自ずと人が好き、関心がある、誰かを手助けしたいって人が集まりますね。
世界で活躍するにはどうするのか
僕は利用者さんの活躍する範囲を広げてたいと思っています。だから「大正のこの場所で何をするか」じゃなくて、「世界で活躍するにはどうするか」って話をします。
できるだけ、固定概念とか思い込みを取っ払ってあげるんです。
固定概念や思い込みがあるので、制約の中でしか考えられず、一人で考えても、どこを目指すべすか、目標設定できないと思うんです。
だから、それを壊してくれる人が必要。制約の中で発想するのではなく『100%自由に発想したときにどうあるべきか』ってのを伝えてあげないといけません。
この場所の中でこじんまりするのは、みんな才能があるのにもったいない。どんどん挑戦してもらいたいです。
今やるべきことはこれだけ
将来のことを考えると、モヤッとしてるし、たくさんやることがありすぎて不安になるけど、「今やるべきことはこれだけのことだよ」って伝えます。
意識を持って毎日やっていったら、考えていた将来がくるんです。今と未来をきちんと整合性をとってあげて、妥当性を伝えてあげることが大事だと思います。
クリエイターさんの新陳代謝
この間までここで革製品を作っていた利用者の方が、広い店舗に移って、ちょうど今、百貨店で展示会をしてます。その人は50歳くらいで脱サラして、「革職人一本でするんやー!」って頑張ってらっしゃいます。
新しい場に移ったとしても、大正メイキンでのイベントには、外部のクリエイターとしてどんどん参加してもらいたいです。巣立っても、中と外の境界性は曖昧なることによって、ここのことをよく知っていて、外から協力できる人が増えるってことはとてもいいことですね。

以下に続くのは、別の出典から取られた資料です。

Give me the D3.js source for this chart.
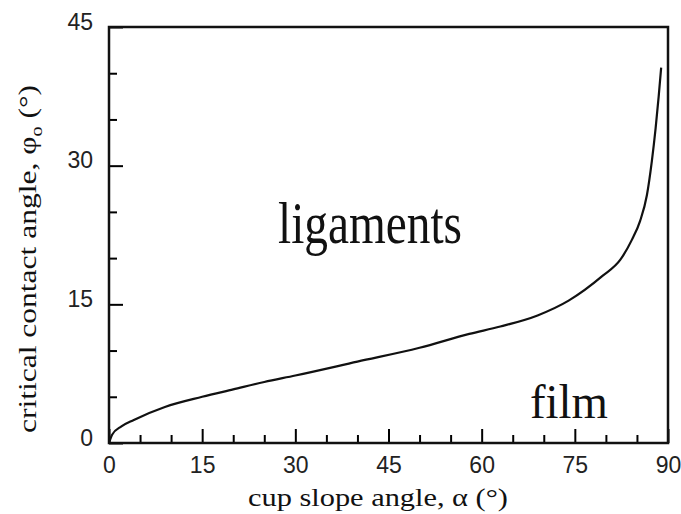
<!DOCTYPE html>
<html>
<head>
<meta charset="utf-8">
<script src="https://cdn.jsdelivr.net/npm/d3@7"></script>
<style>
  body { margin: 0; background: #fff; }
  svg { display: block; }
</style>
</head>
<body>
<svg id="chart" width="681" height="514"></svg>
<script>
// cup slope angle alpha (deg) -> critical contact angle phi_o (deg)
let alpha = [0, 0.5, 2, 4, 9, 15, 20, 25, 30, 40, 50, 58, 63, 69, 74, 79.5, 82.3, 84.2, 85.5, 86.6, 87.4, 88.0, 88.5, 88.9];
let phi   = [0, 0.9, 1.8, 2.5, 3.9, 5.0, 5.8, 6.6, 7.3, 8.8, 10.3, 11.8, 12.6, 13.8, 15.4, 18.1, 19.8, 22.0, 24.0, 26.8, 30.5, 34.0, 37.5, 40.6];

let xTicks = [0, 15, 30, 45, 60, 75, 90];
let yTicks = [0, 15, 30, 45];
let minorStep = 5;

let svg = d3.select("#chart");

// plot frame in pixels
let plotLeft = 109, plotRight = 668, plotTop = 27, plotBottom = 443;

let x = d3.scaleLinear().domain([0, 90]).range([plotLeft, plotRight]);
let y = d3.scaleLinear().domain([0, 45]).range([plotBottom, plotTop]);

let tickFont = "'Liberation Sans', Arial, sans-serif";
let titleFont = "'Liberation Serif', 'Times New Roman', serif";

// minor ticks (every 5 deg)
let minorX = d3.range(0, 91, minorStep).filter(function (d) { return xTicks.indexOf(d) < 0; });
let minorY = d3.range(0, 46, minorStep).filter(function (d) { return yTicks.indexOf(d) < 0; });

svg.append("g")
    .attr("transform", "translate(0," + plotBottom + ")")
    .call(d3.axisBottom(x).tickValues(minorX).tickSize(-8).tickFormat(""))
    .call(function (g) { g.select(".domain").remove(); })
    .selectAll("line").attr("stroke-width", 2);

svg.append("g")
    .attr("transform", "translate(" + plotLeft + ",0)")
    .call(d3.axisLeft(y).tickValues(minorY).tickSize(-8).tickFormat(""))
    .call(function (g) { g.select(".domain").remove(); })
    .selectAll("line").attr("stroke-width", 2);

// major ticks with labels
let xAxis = svg.append("g")
    .attr("transform", "translate(0," + plotBottom + ")")
    .call(d3.axisBottom(x).tickValues(xTicks).tickSize(-14).tickPadding(14))
    .call(function (g) { g.select(".domain").remove(); });
xAxis.selectAll("line").attr("stroke-width", 2);
xAxis.selectAll("text")
    .attr("font-family", tickFont)
    .attr("font-size", 23)
    .attr("fill", "#222");

let yAxis = svg.append("g")
    .attr("transform", "translate(" + plotLeft + ",0)")
    .call(d3.axisLeft(y).tickValues(yTicks).tickSize(-14).tickPadding(16))
    .call(function (g) { g.select(".domain").remove(); });
yAxis.selectAll("line").attr("stroke-width", 2);
yAxis.selectAll("text")
    .attr("font-family", tickFont)
    .attr("font-size", 23)
    .attr("dy", "0.1em")
    .attr("fill", "#222");

// frame
svg.append("rect")
    .attr("x", plotLeft)
    .attr("y", plotTop)
    .attr("width", plotRight - plotLeft)
    .attr("height", plotBottom - plotTop)
    .attr("fill", "none")
    .attr("stroke", "#111")
    .attr("stroke-width", 2.5);

// curve
let line = d3.line()
    .x(function (d) { return x(d[0]); })
    .y(function (d) { return y(d[1]); })
    .curve(d3.curveMonotoneX);

svg.append("path")
    .datum(d3.zip(alpha, phi))
    .attr("d", line)
    .attr("fill", "none")
    .attr("stroke", "#111")
    .attr("stroke-width", 2.2);

// region labels
svg.append("text")
    .attr("x", 278)
    .attr("y", 243)
    .attr("font-family", "'Liberation Serif', 'Times New Roman', serif")
    .attr("font-size", 60)
    .attr("textLength", 184)
    .attr("lengthAdjust", "spacingAndGlyphs")
    .attr("fill", "#111")
    .text("ligaments");

svg.append("text")
    .attr("x", 530)
    .attr("y", 418)
    .attr("font-family", "'Liberation Serif', 'Times New Roman', serif")
    .attr("font-size", 48)
    .attr("textLength", 78)
    .attr("lengthAdjust", "spacingAndGlyphs")
    .attr("fill", "#111")
    .text("film");

// axis titles
svg.append("text")
    .attr("x", 248)
    .attr("y", 506)
    .attr("font-family", titleFont)
    .attr("font-size", 25)
    .attr("textLength", 260)
    .attr("lengthAdjust", "spacingAndGlyphs")
    .attr("fill", "#111")
    .text("cup slope angle, \u03b1 (\u00b0)");

let yt = svg.append("text")
    .attr("transform", "translate(36,433) rotate(-90)")
    .attr("x", 0)
    .attr("y", 0)
    .attr("font-family", titleFont)
    .attr("font-size", 25)
    .attr("textLength", 348)
    .attr("lengthAdjust", "spacingAndGlyphs")
    .attr("fill", "#111");
yt.append("tspan").text("critical contact angle, \u03c6");
yt.append("tspan").attr("dy", 6).attr("font-size", 16).text("o");
yt.append("tspan").attr("dy", -6).text(" (\u00b0)");
</script>
</body>
</html>
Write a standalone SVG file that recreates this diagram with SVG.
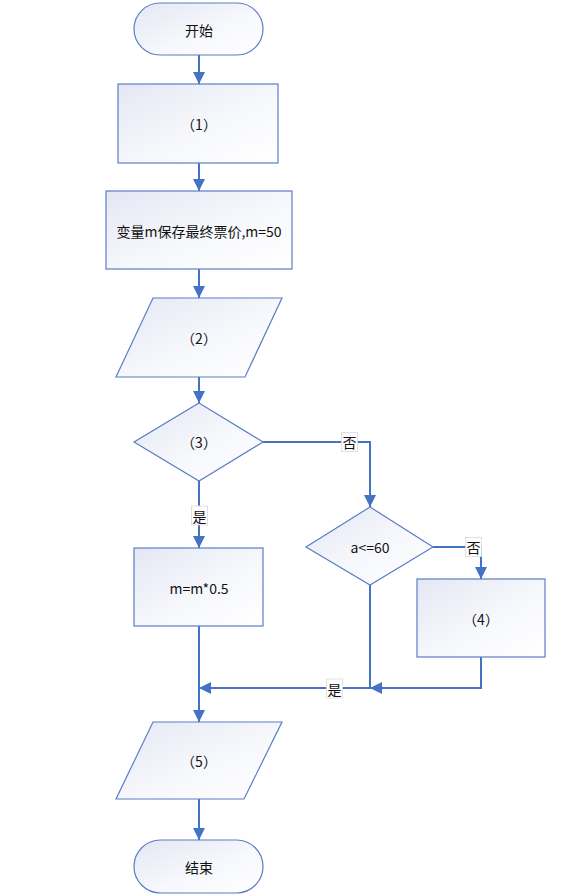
<svg xmlns="http://www.w3.org/2000/svg" width="581" height="896" viewBox="0 0 581 896">
<defs>
<linearGradient id="g" x1="0" y1="0" x2="1" y2="1">
<stop offset="0" stop-color="#e4e7f4"/>
<stop offset="0.55" stop-color="#f7f8fc"/>
<stop offset="1" stop-color="#ffffff"/>
</linearGradient>
<marker id="ah" markerUnits="userSpaceOnUse" markerWidth="12" markerHeight="12" refX="12" refY="6" orient="auto" viewBox="0 0 12 12">
<path d="M0,0 L12,6 L0,12 z" fill="#4472c4"/>
</marker>
<style>
.n{fill:url(#g);stroke:#5b7dc6;stroke-width:1.2}
.t{font-family:"Microsoft YaHei","Noto Sans CJK SC","Noto Sans",sans-serif;font-size:14px;fill:#111;text-anchor:middle;dominant-baseline:central}
.c{fill:none;stroke:#4472c4;stroke-width:2}
.lb{fill:#fff;stroke:#d9d9d9;stroke-width:0.8}
</style>
</defs>
<rect width="581" height="896" fill="#fff"/>
<g id="connectors">
<path class="c" d="M199,55 V84" marker-end="url(#ah)"/>
<path class="c" d="M199,163 V191" marker-end="url(#ah)"/>
<path class="c" d="M199,269 V298" marker-end="url(#ah)"/>
<path class="c" d="M199,377 V403" marker-end="url(#ah)"/>
<path class="c" d="M263,442 H370 V507" marker-end="url(#ah)"/>
<path class="c" d="M199,481 V548" marker-end="url(#ah)"/>
<path class="c" d="M433,547 H481 V579" marker-end="url(#ah)"/>
<path class="c" d="M199,626 V722" marker-end="url(#ah)"/>
<path class="c" d="M370,585 V688 H199" marker-end="url(#ah)"/>
<path class="c" d="M481,657 V688 H370" marker-end="url(#ah)"/>
<path class="c" d="M199,799 V840" marker-end="url(#ah)"/>
<g id="labels">
<rect class="lb" x="341.5" y="432.5" width="16" height="19"/>
<text class="t" x="349.5" y="442">否</text>
<rect class="lb" x="191.5" y="506" width="16" height="19"/>
<text class="t" x="199.5" y="515.5">是</text>
<rect class="lb" x="465.5" y="537.5" width="16" height="19"/>
<text class="t" x="473.5" y="547">否</text>
<rect class="lb" x="326.5" y="679" width="16" height="19"/>
<text class="t" x="334.5" y="688.5">是</text>
</g>
</g>
<g id="start"><rect class="n" x="134" y="3" width="129" height="52" rx="26"/><text class="t" x="199" y="30">开始</text></g>
<g id="step1"><rect class="n" x="118" y="84" width="160" height="79"/><text class="t" x="199" y="124">（1）</text></g>
<g id="init"><rect class="n" x="106" y="191" width="186" height="78"/><text class="t" x="199" y="231">变量m保存最终票价,m=50</text></g>
<g id="input2"><polygon class="n" points="153,298 282,298 245,377 116,377"/><text class="t" x="199" y="338">（2）</text></g>
<g id="cond3"><polygon class="n" points="199,403 263,442 199,481 134,442"/><text class="t" x="199" y="442">（3）</text></g>
<g id="half"><rect class="n" x="134" y="548" width="129" height="78"/><text class="t" x="199" y="588">m=m*0.5</text></g>
<g id="cond60"><polygon class="n" points="370,507 433,547 370,585 306,547"/><text class="t" x="370" y="547">a&lt;=60</text></g>
<g id="step4"><rect class="n" x="417" y="579" width="128" height="78"/><text class="t" x="481" y="619">（4）</text></g>
<g id="output5"><polygon class="n" points="153,722 282,722 244,799 116,799"/><text class="t" x="199" y="761">（5）</text></g>
<g id="end"><rect class="n" x="134" y="840" width="129" height="53" rx="26.5"/><text class="t" x="199" y="867">结束</text></g>
</svg>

どんどん新陳代謝して、外に出ていってもらってもいいし、帰ってきたいなら帰ってきてもらっていいし、関係持ちたい人と持っていればいい。
長くすればするほど成熟して、深みが出るし、この場所以外のところも含めて、大正メイキンを感じられるようになると思います。
クリエイターじゃなくてもいい
別にここに入る人は物作りをしてなくてもいいんです。二階にはヨガのインストラクターとか英語の先生もいます。バラエティーに富んでます。
人が、何かやっている環境にいるのが心地いいと思う人ならそれでいいんですよ。